What’s the Difference Between Straight and Gay Wedding Planning?


Finding Common Ground for Straight and Gay Wedding Planning

On the surface, there are plenty of similarities between planning a wedding no matter how the couple identifies. For any kind of wedding you need a few basics:

  • Coordinating outfits for the happy couple
  • A venue
  • Guest List
  • Attendants
  • Outfits and gifts for Wedding Party members
  • Invitations
  • Flowers
  • Rings
  • Officiant
  • Caterer
  • Reception venue
  • Music / Entertainment

This is, of course, an incredibly stripped down list and even with this, there is plenty of room to knock a few off the list. Not every couple has a wedding party and some choose to do their own catering. Still, this offers a simplistic foundation on which any wedding ceremony and celebration can be built.
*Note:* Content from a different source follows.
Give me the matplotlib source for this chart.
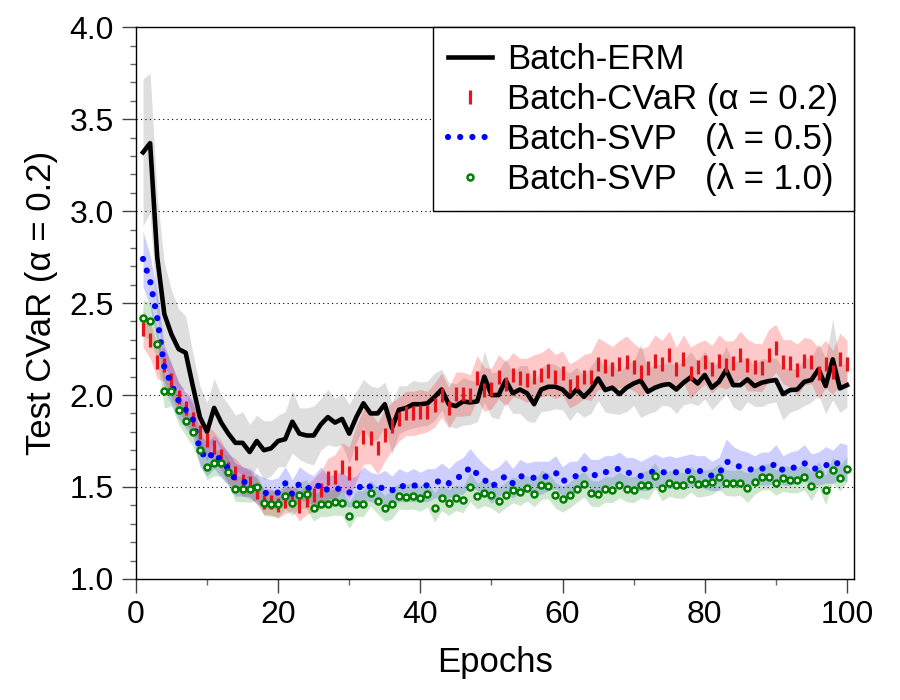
"""
Test CVaR vs. epochs for batch training methods
"""

import numpy as np
import matplotlib.pyplot as plt
from matplotlib.ticker import MultipleLocator

plt.rcParams['font.family'] = ['Liberation Sans', 'DejaVu Sans']

# ---- data ----
epochs = list(range(1, 101))

erm = [3.32, 3.37, 2.75, 2.44, 2.33, 2.25, 2.23, 2.05, 1.88, 1.80,
       1.93, 1.85, 1.79, 1.74, 1.74, 1.69, 1.75, 1.70, 1.71, 1.75,
       1.76, 1.855, 1.79, 1.78, 1.78, 1.84, 1.88, 1.85, 1.87, 1.79,
       1.88, 1.955, 1.90, 1.90, 1.95, 1.82, 1.92, 1.93, 1.95, 1.95,
       1.955, 1.99, 2.03, 1.95, 1.94, 1.965, 1.96, 1.965, 2.10, 2.00,
       2.00, 2.08, 2.01, 2.03, 2.01, 1.95, 2.03, 2.045, 2.045, 2.03,
       1.99, 2.03, 1.99, 2.03, 2.09, 2.027, 2.04, 2.005, 2.04, 2.063,
       2.078, 2.018, 2.04, 2.054, 2.06, 2.03, 2.067, 2.096, 2.063, 2.109,
       2.04, 2.072, 2.136, 2.054, 2.054, 2.085, 2.049, 2.067, 2.076, 2.082,
       2.005, 2.027, 2.03, 2.072, 2.082, 2.14, 2.049, 2.194, 2.036, 2.054]

erm_spread = [0.40, 0.38, 0.33, 0.28, 0.24, 0.22, 0.20, 0.18, 0.17, 0.16,
              0.16, 0.15, 0.16, 0.15, 0.17, 0.15, 0.14, 0.16, 0.15, 0.14,
              0.15, 0.17, 0.14, 0.15, 0.16, 0.14, 0.15, 0.13, 0.14, 0.16,
              0.14, 0.13, 0.15, 0.14, 0.12, 0.14, 0.13, 0.12, 0.13, 0.12,
              0.12, 0.13, 0.11, 0.12, 0.12, 0.13, 0.12, 0.11, 0.14, 0.12,
              0.13, 0.12, 0.11, 0.13, 0.15, 0.10, 0.12, 0.13, 0.12, 0.11,
              0.13, 0.12, 0.11, 0.13, 0.12, 0.12, 0.14, 0.11, 0.13, 0.12,
              0.20, 0.12, 0.13, 0.11, 0.12, 0.13, 0.12, 0.14, 0.12, 0.13,
              0.12, 0.11, 0.13, 0.12, 0.14, 0.12, 0.11, 0.13, 0.12, 0.12,
              0.14, 0.12, 0.11, 0.13, 0.12, 0.14, 0.15, 0.22, 0.13, 0.12]

cvar = [2.36, 2.30, 2.18, 2.165, 2.08, 1.99, 1.93, 1.87, 1.80, 1.755,
        1.72, 1.67, 1.60, 1.574, 1.53, 1.52, 1.475, 1.42, 1.42, 1.40,
        1.425, 1.44, 1.395, 1.43, 1.456, 1.484, 1.547, 1.556, 1.61, 1.578,
        1.683, 1.774, 1.765, 1.71, 1.78, 1.83, 1.87, 1.90, 1.90, 1.91,
        1.91, 1.945, 2.00, 1.93, 2.005, 2.005, 2.00, 2.095, 2.03, 2.035,
        2.10, 2.06, 2.11, 2.09, 2.08, 2.10, 2.11, 2.13, 2.10, 2.12,
        2.05, 2.07, 2.10, 2.10, 2.17, 2.158, 2.143, 2.167, 2.181, 2.152,
        2.123, 2.145, 2.187, 2.168, 2.217, 2.14, 2.197, 2.121, 2.154, 2.179,
        2.14, 2.187, 2.163, 2.176, 2.217, 2.163, 2.152, 2.148, 2.217, 2.254,
        2.181, 2.172, 2.136, 2.185, 2.181, 2.118, 2.168, 2.123, 2.196, 2.168]

cvar_spread = [0.10, 0.10, 0.09, 0.09, 0.09, 0.08, 0.08, 0.08, 0.08, 0.08,
               0.08, 0.08, 0.08, 0.08, 0.08, 0.07, 0.07, 0.07, 0.07, 0.07,
               0.07, 0.07, 0.08, 0.08, 0.09, 0.10, 0.11, 0.12, 0.13, 0.14,
               0.15, 0.15, 0.14, 0.14, 0.14, 0.13, 0.12, 0.12, 0.12, 0.12,
               0.11, 0.12, 0.12, 0.11, 0.12, 0.12, 0.11, 0.12, 0.12, 0.11,
               0.12, 0.12, 0.12, 0.11, 0.12, 0.12, 0.12, 0.13, 0.12, 0.12,
               0.12, 0.12, 0.12, 0.13, 0.14, 0.13, 0.12, 0.13, 0.14, 0.13,
               0.13, 0.12, 0.14, 0.13, 0.13, 0.12, 0.13, 0.14, 0.13, 0.12,
               0.13, 0.14, 0.13, 0.12, 0.13, 0.14, 0.13, 0.13, 0.14, 0.13,
               0.12, 0.13, 0.14, 0.13, 0.12, 0.14, 0.13, 0.12, 0.14, 0.13]

svp05 = [2.74, 2.62, 2.42, 2.15, 2.06, 1.97, 1.92, 1.87, 1.70, 1.65,
         1.69, 1.64, 1.60, 1.54, 1.53, 1.52, 1.49, 1.47, 1.46, 1.47,
         1.52, 1.46, 1.52, 1.50, 1.48, 1.52, 1.48, 1.49, 1.49, 1.47,
         1.48, 1.52, 1.50, 1.49, 1.50, 1.48, 1.51, 1.50, 1.51, 1.50,
         1.51, 1.52, 1.54, 1.52, 1.55, 1.56, 1.61, 1.57, 1.54, 1.50,
         1.53, 1.56, 1.52, 1.56, 1.55, 1.55, 1.55, 1.56, 1.58, 1.53,
         1.55, 1.56, 1.60, 1.57, 1.56, 1.58, 1.59, 1.60, 1.58, 1.57,
         1.56, 1.57, 1.59, 1.58, 1.58, 1.58, 1.58, 1.59, 1.59, 1.58,
         1.56, 1.57, 1.64, 1.62, 1.61, 1.60, 1.59, 1.60, 1.60, 1.63,
         1.59, 1.60, 1.61, 1.63, 1.60, 1.60, 1.62, 1.61, 1.64, 1.63]

svp05_spread = [0.15, 0.14, 0.13, 0.12, 0.11, 0.10, 0.10, 0.10, 0.09, 0.09,
                0.09, 0.09, 0.09, 0.09, 0.08, 0.08, 0.08, 0.08, 0.08, 0.08,
                0.09, 0.08, 0.09, 0.08, 0.08, 0.09, 0.08, 0.08, 0.09, 0.08,
                0.08, 0.09, 0.08, 0.08, 0.09, 0.08, 0.09, 0.08, 0.09, 0.08,
                0.09, 0.08, 0.09, 0.08, 0.09, 0.10, 0.10, 0.09, 0.08, 0.09,
                0.08, 0.09, 0.08, 0.09, 0.08, 0.09, 0.09, 0.08, 0.09, 0.08,
                0.09, 0.08, 0.09, 0.08, 0.09, 0.09, 0.08, 0.09, 0.08, 0.09,
                0.08, 0.09, 0.09, 0.08, 0.09, 0.08, 0.09, 0.09, 0.08, 0.09,
                0.08, 0.09, 0.12, 0.10, 0.09, 0.09, 0.08, 0.09, 0.09, 0.10,
                0.08, 0.09, 0.09, 0.10, 0.08, 0.09, 0.10, 0.09, 0.10, 0.10]

svp10 = [2.42, 2.40, 2.28, 2.02, 2.02, 1.92, 1.86, 1.80, 1.70, 1.61,
         1.63, 1.63, 1.58, 1.49, 1.49, 1.487, 1.498, 1.415, 1.41, 1.406,
         1.45, 1.415, 1.456, 1.46, 1.384, 1.41, 1.41, 1.417, 1.415, 1.344,
         1.41, 1.41, 1.466, 1.424, 1.384, 1.406, 1.45, 1.447, 1.45, 1.438,
         1.46, 1.388, 1.442, 1.415, 1.442, 1.43, 1.50, 1.45, 1.469, 1.456,
         1.426, 1.456, 1.484, 1.47, 1.493, 1.462, 1.511, 1.507, 1.455, 1.433,
         1.456, 1.487, 1.516, 1.466, 1.462, 1.487, 1.484, 1.511, 1.489, 1.484,
         1.511, 1.511, 1.562, 1.493, 1.52, 1.509, 1.509, 1.542, 1.514, 1.52,
         1.529, 1.556, 1.524, 1.52, 1.524, 1.496, 1.529, 1.553, 1.556, 1.524,
         1.547, 1.538, 1.538, 1.553, 1.505, 1.569, 1.484, 1.592, 1.547, 1.596]

svp10_spread = [0.10, 0.10, 0.09, 0.09, 0.08, 0.08, 0.08, 0.08, 0.07, 0.07,
                0.07, 0.07, 0.07, 0.07, 0.07, 0.07, 0.07, 0.07, 0.07, 0.07,
                0.07, 0.07, 0.07, 0.08, 0.07, 0.07, 0.07, 0.07, 0.07, 0.07,
                0.07, 0.07, 0.07, 0.07, 0.07, 0.08, 0.07, 0.07, 0.07, 0.07,
                0.07, 0.08, 0.07, 0.07, 0.07, 0.07, 0.08, 0.07, 0.07, 0.07,
                0.07, 0.07, 0.07, 0.07, 0.07, 0.07, 0.08, 0.07, 0.07, 0.07,
                0.07, 0.07, 0.07, 0.07, 0.07, 0.07, 0.07, 0.07, 0.07, 0.07,
                0.07, 0.08, 0.07, 0.07, 0.07, 0.07, 0.07, 0.07, 0.07, 0.07,
                0.07, 0.07, 0.07, 0.07, 0.07, 0.08, 0.07, 0.07, 0.07, 0.07,
                0.07, 0.07, 0.07, 0.07, 0.08, 0.07, 0.08, 0.07, 0.07, 0.07]

labels = ['Batch-ERM',
          'Batch-CVaR (\u03b1 = 0.2)',
          'Batch-SVP   (\u03bb = 0.5)',
          'Batch-SVP   (\u03bb = 1.0)']


def band(ax, y, s, color, alpha):
    y = np.asarray(y)
    s = np.asarray(s)
    ax.fill_between(epochs, y - s, y + s, color=color, alpha=alpha, lw=0)


fig = plt.figure(figsize=(9, 7), dpi=100)
ax = fig.add_axes([0.151, 0.173, 0.798, 0.788])

# shaded bands
band(ax, erm, erm_spread, 'black', 0.13)
band(ax, cvar, cvar_spread, 'red', 0.21)
band(ax, svp05, svp05_spread, 'blue', 0.19)
band(ax, svp10, svp10_spread, 'green', 0.19)

# lines / markers
ax.plot(epochs, erm, color='black', lw=3.3, label=labels[0], zorder=3)
ax.plot(epochs, cvar, ls='none', marker='|', ms=9.5, mew=2.3,
        color='#e8141c', label=labels[1], zorder=4)
ax.plot(epochs, svp05, color='blue', lw=4.5, ls=(0, (0.001, 1.95)),
        dash_capstyle='round', label=labels[2], zorder=5)
ax.plot(epochs, svp10, ls='none', marker='o', ms=4.3, mew=1.8,
        mec='green', mfc='white', label=labels[3], zorder=6)

ax.set_xlim(0, 101)
ax.set_ylim(1.0, 4.0)
ax.xaxis.set_major_locator(MultipleLocator(20))
ax.xaxis.set_minor_locator(MultipleLocator(10))
ax.yaxis.set_major_locator(MultipleLocator(0.5))
ax.yaxis.set_minor_locator(MultipleLocator(0.1))
ax.yaxis.set_major_formatter(plt.FormatStrFormatter('%.1f'))

ax.tick_params(which='major', direction='out', length=10, width=1,
               color='#444444', labelsize=23, pad=5)
ax.tick_params(which='minor', direction='out', length=4.5, width=1,
               color='#666666')
ax.tick_params(axis='y', which='major', pad=6)

for sp in ax.spines.values():
    sp.set_linewidth(1.0)

# dotted grid lines
for yv in [1.5, 2.0, 2.5, 3.0, 3.5]:
    ax.axhline(yv, color='black', ls=(0, (1, 3)), lw=0.8, zorder=0)

ax.set_xlabel('Epochs', fontsize=25, labelpad=12)
ax.set_ylabel('Test CVaR (\u03b1 = 0.2)', fontsize=25, labelpad=8)

leg = ax.legend(loc='upper right', fontsize=25, numpoints=1,
                borderaxespad=0, fancybox=False, framealpha=1,
                edgecolor='black', handlelength=1.25, handletextpad=0.45,
                labelspacing=0.2, borderpad=0.45)
leg.get_frame().set_linewidth(1.0)

plt.savefig('out.png', dpi=100)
But the similarities end there. Just as there are special considerations for an inter-faith marriage (a glass to step on, a broom to jump over or special chairs for the dance) there are special considerations and decisions which need to be made for any LGBT couple preparing to walk down the aisle.

How to Plan a Gay Wedding

While there are plenty of similarities when it comes to weddings, there are also several differences. The biggest difference is, of course, the couple themselves. Wedding attire traditionally matches or coordinates in some way but, for a same sex couple, that doesn’t have to meat matching suits or dresses. Still, it’s an issue many LGBT couples struggle with – should someone wear a proper tux? Is it okay for both women to wear tuxes? Should both grooms wear matching suits?  What about the rings?  Should wedding rings for a gay couple match in the traditional sense?  What about couples who want to incorporate Pride Jewelry into their wedding wear?

Related issues which need to be addressed include the wedding party and the processional. These matters are minor in the grand scheme of things, but can become worrisome unless they are dealt with early on in the process. Go through the entire ceremony with your partner and deal with each issue as it arises, no matter how small it seems.

Another issue is often, sadly, deciding who to invite. While LGBT acceptance has come a long way, many couples still find they struggle with family and friends who don’t support their decision and who may not even see their union as something to be celebrated.

When this is the case, an LGBT couple must balance their own happiness and welfare as well as the safety and comfort of the rest of their guests against the benefits of inviting these people. Sometimes this means not inviting a person’s own parents, immediate family and even childhood friends – a decision that can cast a shadow on the couple’s otherwise happy day.

The safety and comfort of other LGBT guests can also be an issue, both for home and destination weddings. Many popular destination spots for weddings aren’t exactly LGBT friendly, an issue which can prevent guests from feeling comfortable attending. Even wedding conducted in a couple’s home city should be planned carefully and, when needed, special considerations for security should be undertaken.

Then, of course, there are the vendors. In 2014, WeddingWire and GayWeddings teamed up to ask vendors what they thought about same sex marriage and a whopping 82% of respondents said they planned on serving, helping and supporting same sex clients with the same enthusiasm and professionalism they offered to any other couple. While this has been heartening news for LGBT couples, there’s also been a glut of stories about couples being refused service. If an LGBT couples lives in a rural or conservative state or city, the chances of them running into this problem becomes greater, making vetting vendors a top priority.

While every wedding is different and unique, each wedding also has a common cornerstone – it’s a celebration of two people coming together to begin a new chapter of their lives and a new family. So while there are a number of unique challenges for LGBT couples, that doesn’t make an LGBT wedding strange or weird – it just makes it different. At the end of the day, it’s all about two people coming together to declare their love and devotion for each other and to invite family and friends to celebrate this new chapter of their lives.